[11.7] - Triple integrals / Volume

  1. Find the volume of the figures shown below, using both a triple integral, and geometry.

    By geometry $V=\frac12*(2\times1\times1)=1$;
    Setting up the integral... $$\begineq\int_{x=0}^2\int_{y=0}^1\int_{z=0}^{1-y} dz\,dy\,dx &=\int_{x=0}^2\int_{y=0}^1(1-y) \,dy\,dx\\ &=\int_{x=0}^2 \left[y-\frac{y^2}2\right]_{y=0}^1\\ &=\int_{x=0}^2 1-\frac 12=\left[\frac12x\right]_{x=0}^2 = \color{blue}1 \endeq$$


    By geometry $V=4\times2\times2+4\times2\times\frac12\times4=32$

  2. Sketch the solid whose volume is given by $$\int_0^4\int_0^{\frac{4-x}{2}} \int_0^{\frac{12-3x-6y}{4}} dz\,dy\,dx$$

    The upper limit for the $z$ integral is $z=\frac14(12-3x-6y)$. This is the equation of a plane. It intersects the $x$-axis at $(x,0,0)$. Plugging these coordinates into the equation of the plane, we get: $$0=\frac14(12-3x).$$ This means $\color{blue}x=4$. In a similar manner, we find that the plane intersects the $y$-axis at $\color{blue}y=2$ and the $z$-axis at ${\color{blue}z}=\frac{12}{4}\color{blue}=3$.

    The solid is a tetrahedron, occupying the volume underneath the plane $z=\frac14(12-3x-6y)$ in the first quadrant:

    Then rewrite the integral in the order $\int \int \int dy\,dx\,dz$ with the appropriate limits of integration.

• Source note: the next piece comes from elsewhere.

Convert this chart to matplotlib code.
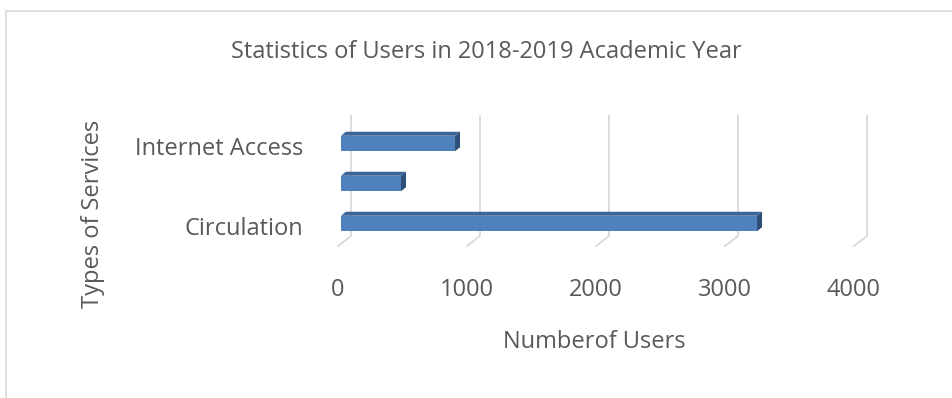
import matplotlib
matplotlib.use("Agg")
import matplotlib.pyplot as plt
from matplotlib.patches import Polygon
from matplotlib.lines import Line2D

plt.rcParams.update({
    "font.family": ["Open Sans", "DejaVu Sans"],
    "font.size": 17,
    "text.color": "#595959",
})

CATEGORIES = ["Circulation", "", "Internet Access"]
USERS = [3225, 465, 884]
XTICKS = [0, 1000, 2000, 3000, 4000]

TITLE = "Statistics of Users in 2018-2019 Academic Year"
XLABEL = "Numberof Users"
YLABEL = "Types of Services"

FRONT = "#4F81BD"
TOP = "#3B6499"
SIDE = "#2C4E78"
GRID = "#D9D9D9"
TEXT = "#595959"
FS = 17

W, H = 952, 398
# front plane of the plot area, in pixels (image coords, y down)
X0, X1 = 338, 854
Y_TOP, Y_BOT = 126, 246


def main():
    fig = plt.figure(figsize=(W / 100, H / 100), dpi=100)
    ax = fig.add_axes([X0 / W, 1 - Y_BOT / H, (X1 - X0) / W, (Y_BOT - Y_TOP) / H])
    ax.set_xlim(0, 4000)
    ax.set_ylim(-0.5, 2.5)
    for s in ax.spines.values():
        s.set_visible(False)

    # pixel -> data unit conversions
    px_x = 4000 / (X1 - X0)
    px_y = 3 / (Y_BOT - Y_TOP)

    # back wall gridlines + floor diagonals
    bx, by = 13 * px_x, 10 * px_y
    for v in XTICKS:
        ax.add_line(Line2D([v, v + bx, v + bx], [-0.5, -0.5 + by, 2.5 + by],
                           color=GRID, lw=1.3, clip_on=False, zorder=1))

    # 3D-ish bars
    fx, fy = 3 * px_x, 2.5 * px_y      # front face offset from front plane
    dx, dy = 5 * px_x, 4 * px_y        # bar depth
    hh = 7.75 * px_y                   # half height of front face
    for i, v in enumerate(USERS):
        x0, x1 = fx, v + fx
        yb, yt = i - hh + fy, i + hh + fy
        ax.add_patch(Polygon([(x0, yt), (x1, yt), (x1 + dx, yt + dy), (x0 + dx, yt + dy)],
                             closed=True, facecolor=TOP, edgecolor="none", zorder=3))
        ax.add_patch(Polygon([(x1, yb), (x1 + dx, yb + dy), (x1 + dx, yt + dy), (x1, yt)],
                             closed=True, facecolor=SIDE, edgecolor="none", zorder=3))
        ax.add_patch(Polygon([(x0, yb), (x1, yb), (x1, yt), (x0, yt)],
                             closed=True, facecolor=FRONT, edgecolor="none", zorder=4))

    ax.set_xticks(XTICKS)
    ax.set_xticklabels([str(t) for t in XTICKS])
    ax.set_yticks(range(len(CATEGORIES)))
    ax.set_yticklabels(CATEGORIES)
    ax.tick_params(axis="x", length=0, pad=23, labelcolor=TEXT, labelsize=FS)
    ax.tick_params(axis="y", length=0, pad=25, labelcolor=TEXT, labelsize=FS)

    fig.text(486 / W, 1 - 52 / H, TITLE, ha="center", va="center", fontsize=FS, color=TEXT)
    fig.text(594 / W, 1 - 342 / H, XLABEL, ha="center", va="center", fontsize=FS, color=TEXT)
    fig.text(93 / W, 1 - 214 / H, YLABEL, ha="center", va="center", rotation=90,
             fontsize=FS, color=TEXT)

    # chart area border (cropped on right/bottom)
    fig.add_artist(Line2D([6 / W, 6 / W, 1], [0, 1 - 11 / H, 1 - 11 / H],
                          transform=fig.transFigure, color=GRID, lw=1.2))

    fig.savefig("out.png", dpi=100, facecolor="white")
    plt.close(fig)


if __name__ == "__main__":
    main()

    From our sketch, the limits on the outermost integral will be $\color{blue}0\lt z\lt3$.

    For each $z$ value, we'll integrate (2nd) from $x=0$ to some $x(z)$, which will be the intersection of our plane with the $x-z$ plane, which is same as the $y=0$ plane. Plugging $y=0$ into the equation of the plane we get: $z=\frac14(12-3x-6\cdot 0)$.

    Solving this for $x(z)$, $\color{blue}0\lt x\lt 4-\frac43z$.

    Finally, to get the upper limit on the $y$ integral, we want to integrate from some point in the $x-z$ plane "up" to the our plane, written as a function $y(x,z)$. Solve our original function for the plane, $z=\frac14(12-3x-6y)$ for $y$, we find that the upper limit is $y(x,z)=\color{blue}\frac16(12-3x-4z)$. Putting these all together: $$\color{blue}V=\int_{z=0}^3\int_{x=0}^{4-\frac43z}\int_{y=0}^{\frac16(12-3x-4z)}\,dy\,dx\,dz$$

  3. Find the volume of the tetrahedron bounded by the coordinate plane $z=4-4x-2y$.

    The line in the x-y plane is $y(x)=2-2x$. We could iterate $0\lt x\lt 1$, then $0\lt y \lt 2-2x$, then $0\lt z \lt 4-4x-2y$: $$\begineq V=\iiint dV&=\iiint dx\,dy\,dz\\ =& \int_{x=0}^1\int_0^{y=2-2x}\int_0^{z=4-4x-2y}dz\,dy\,dx\\ =& \int_{x=0}^1\int_0^{y=2-2x}(4-4x-2y)\,dy\,dx\\ =&...=\color{blue}\frac43 \endeq $$

    Check your answers to these last 2 using the formula for the volume of a trirectangular tetrahedron:

    A trirectangular tetrahedron has 3 legs which meet at right angles at one point. If the lengths of these legs are $a$, $b$, and $c$, then the volume of the tetrahedron is: $$V=\frac {abc}6.\nonumber$$

  4. Find the volume of the tetrahedron shown below.

    To be different, start by iterating $0\lt y \lt 2$. Then that line in the $x-y$ plane is given by $x(y)=6-3y$ (Check that this line runs through (6,0) and (0,2)).

    What's the equation of the plane? The intersection of the plane with the $x-y$ plane (the $z=0$ plane) is $x=6-3y$ This implies $0=6-3y-x$. So, if we set $z=a(6-3y-x)$ we're guaranteed to intersect the $x-y$ plane along the line $6-3y-x=0$ when $z=0$.

    We'd like the plane to intersect the point (0,0,1). Plugging this point in to $z=a(6-3y-x)$ gives us $1=6a$, So choose $a=\frac 16$. So the plane is $z=\frac16(6-3y-x)=1-\frac y2 -\frac x6$.

    So, the integral to solve is: $$ V=\int_{y=0}^2\int_{x=0}^{x=6-3y}\int_{0}^{z=1-\frac y2 -\frac x6} \,dz\,dx\,dy $$ Using the trirectangular volume formula, the answer should be $V=\frac{6*2*1}6=\color{blue}2$.